What is asked:
Reproduce the entries exactly.

Material for this exercise:

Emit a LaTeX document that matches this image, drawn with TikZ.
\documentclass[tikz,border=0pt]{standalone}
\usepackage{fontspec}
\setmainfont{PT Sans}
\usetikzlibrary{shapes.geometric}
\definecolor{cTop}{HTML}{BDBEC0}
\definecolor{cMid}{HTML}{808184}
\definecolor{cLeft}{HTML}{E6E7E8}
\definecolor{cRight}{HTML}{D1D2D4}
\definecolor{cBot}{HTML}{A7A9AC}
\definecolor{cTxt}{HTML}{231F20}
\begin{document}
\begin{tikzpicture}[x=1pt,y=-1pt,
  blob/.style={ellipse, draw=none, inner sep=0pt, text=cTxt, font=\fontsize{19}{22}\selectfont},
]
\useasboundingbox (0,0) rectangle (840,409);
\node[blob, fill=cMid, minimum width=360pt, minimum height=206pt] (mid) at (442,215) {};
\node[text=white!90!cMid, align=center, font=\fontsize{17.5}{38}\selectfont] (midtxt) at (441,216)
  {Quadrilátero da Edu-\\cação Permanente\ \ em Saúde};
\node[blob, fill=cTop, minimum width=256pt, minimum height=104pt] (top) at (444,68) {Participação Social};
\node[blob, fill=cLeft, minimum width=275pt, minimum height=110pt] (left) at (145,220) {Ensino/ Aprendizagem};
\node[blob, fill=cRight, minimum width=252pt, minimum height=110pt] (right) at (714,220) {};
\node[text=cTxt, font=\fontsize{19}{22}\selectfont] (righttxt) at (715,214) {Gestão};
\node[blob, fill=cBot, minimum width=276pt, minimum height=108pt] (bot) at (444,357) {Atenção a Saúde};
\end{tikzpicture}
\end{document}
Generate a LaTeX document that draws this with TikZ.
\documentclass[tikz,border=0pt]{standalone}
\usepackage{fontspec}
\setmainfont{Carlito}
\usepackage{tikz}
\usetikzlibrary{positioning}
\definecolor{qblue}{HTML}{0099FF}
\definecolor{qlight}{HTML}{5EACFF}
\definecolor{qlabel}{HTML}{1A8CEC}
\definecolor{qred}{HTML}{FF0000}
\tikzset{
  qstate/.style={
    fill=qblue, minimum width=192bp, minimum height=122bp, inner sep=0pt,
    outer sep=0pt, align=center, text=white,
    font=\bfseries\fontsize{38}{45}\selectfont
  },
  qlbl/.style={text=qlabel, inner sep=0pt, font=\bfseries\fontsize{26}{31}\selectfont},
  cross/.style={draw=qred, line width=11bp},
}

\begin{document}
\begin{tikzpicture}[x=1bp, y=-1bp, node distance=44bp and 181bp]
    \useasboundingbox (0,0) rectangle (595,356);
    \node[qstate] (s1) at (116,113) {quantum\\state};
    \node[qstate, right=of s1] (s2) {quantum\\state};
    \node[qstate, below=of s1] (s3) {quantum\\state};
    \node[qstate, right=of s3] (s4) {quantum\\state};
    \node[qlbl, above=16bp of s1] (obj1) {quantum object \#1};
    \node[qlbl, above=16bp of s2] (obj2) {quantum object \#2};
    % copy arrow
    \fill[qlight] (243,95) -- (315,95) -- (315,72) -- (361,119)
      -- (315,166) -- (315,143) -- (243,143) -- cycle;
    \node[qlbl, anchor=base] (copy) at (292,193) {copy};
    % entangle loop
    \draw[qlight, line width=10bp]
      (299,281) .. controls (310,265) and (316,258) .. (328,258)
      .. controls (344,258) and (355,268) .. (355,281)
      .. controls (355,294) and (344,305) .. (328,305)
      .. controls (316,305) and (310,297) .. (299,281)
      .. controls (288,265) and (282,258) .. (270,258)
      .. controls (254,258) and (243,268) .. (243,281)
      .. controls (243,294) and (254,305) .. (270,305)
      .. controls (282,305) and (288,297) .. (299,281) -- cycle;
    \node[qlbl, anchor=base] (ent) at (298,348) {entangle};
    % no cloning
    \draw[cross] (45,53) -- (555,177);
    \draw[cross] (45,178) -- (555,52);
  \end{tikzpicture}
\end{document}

Answer to the task:
Emit a LaTeX document that matches this image, drawn with TikZ.
\documentclass[tikz,border=0pt]{standalone}
\usepackage{fontspec}
\setmainfont{PT Sans}
\usetikzlibrary{shapes.geometric}
\definecolor{cTop}{HTML}{BDBEC0}
\definecolor{cMid}{HTML}{808184}
\definecolor{cLeft}{HTML}{E6E7E8}
\definecolor{cRight}{HTML}{D1D2D4}
\definecolor{cBot}{HTML}{A7A9AC}
\definecolor{cTxt}{HTML}{231F20}
\begin{document}
\begin{tikzpicture}[x=1pt,y=-1pt,
  blob/.style={ellipse, draw=none, inner sep=0pt, text=cTxt, font=\fontsize{19}{22}\selectfont},
]
\useasboundingbox (0,0) rectangle (840,409);
\node[blob, fill=cMid, minimum width=360pt, minimum height=206pt] (mid) at (442,215) {};
\node[text=white!90!cMid, align=center, font=\fontsize{17.5}{38}\selectfont] (midtxt) at (441,216)
  {Quadrilátero da Edu-\\cação Permanente\ \ em Saúde};
\node[blob, fill=cTop, minimum width=256pt, minimum height=104pt] (top) at (444,68) {Participação Social};
\node[blob, fill=cLeft, minimum width=275pt, minimum height=110pt] (left) at (145,220) {Ensino/ Aprendizagem};
\node[blob, fill=cRight, minimum width=252pt, minimum height=110pt] (right) at (714,220) {};
\node[text=cTxt, font=\fontsize{19}{22}\selectfont] (righttxt) at (715,214) {Gestão};
\node[blob, fill=cBot, minimum width=276pt, minimum height=108pt] (bot) at (444,357) {Atenção a Saúde};
\end{tikzpicture}
\end{document}
Generate a LaTeX document that draws this with TikZ.
\documentclass[tikz,border=0pt]{standalone}
\usepackage{fontspec}
\setmainfont{Carlito}
\usepackage{tikz}
\usetikzlibrary{positioning}
\definecolor{qblue}{HTML}{0099FF}
\definecolor{qlight}{HTML}{5EACFF}
\definecolor{qlabel}{HTML}{1A8CEC}
\definecolor{qred}{HTML}{FF0000}
\tikzset{
  qstate/.style={
    fill=qblue, minimum width=192bp, minimum height=122bp, inner sep=0pt,
    outer sep=0pt, align=center, text=white,
    font=\bfseries\fontsize{38}{45}\selectfont
  },
  qlbl/.style={text=qlabel, inner sep=0pt, font=\bfseries\fontsize{26}{31}\selectfont},
  cross/.style={draw=qred, line width=11bp},
}

\begin{document}
\begin{tikzpicture}[x=1bp, y=-1bp, node distance=44bp and 181bp]
    \useasboundingbox (0,0) rectangle (595,356);
    \node[qstate] (s1) at (116,113) {quantum\\state};
    \node[qstate, right=of s1] (s2) {quantum\\state};
    \node[qstate, below=of s1] (s3) {quantum\\state};
    \node[qstate, right=of s3] (s4) {quantum\\state};
    \node[qlbl, above=16bp of s1] (obj1) {quantum object \#1};
    \node[qlbl, above=16bp of s2] (obj2) {quantum object \#2};
    % copy arrow
    \fill[qlight] (243,95) -- (315,95) -- (315,72) -- (361,119)
      -- (315,166) -- (315,143) -- (243,143) -- cycle;
    \node[qlbl, anchor=base] (copy) at (292,193) {copy};
    % entangle loop
    \draw[qlight, line width=10bp]
      (299,281) .. controls (310,265) and (316,258) .. (328,258)
      .. controls (344,258) and (355,268) .. (355,281)
      .. controls (355,294) and (344,305) .. (328,305)
      .. controls (316,305) and (310,297) .. (299,281)
      .. controls (288,265) and (282,258) .. (270,258)
      .. controls (254,258) and (243,268) .. (243,281)
      .. controls (243,294) and (254,305) .. (270,305)
      .. controls (282,305) and (288,297) .. (299,281) -- cycle;
    \node[qlbl, anchor=base] (ent) at (298,348) {entangle};
    % no cloning
    \draw[cross] (45,53) -- (555,177);
    \draw[cross] (45,178) -- (555,52);
  \end{tikzpicture}
\end{document}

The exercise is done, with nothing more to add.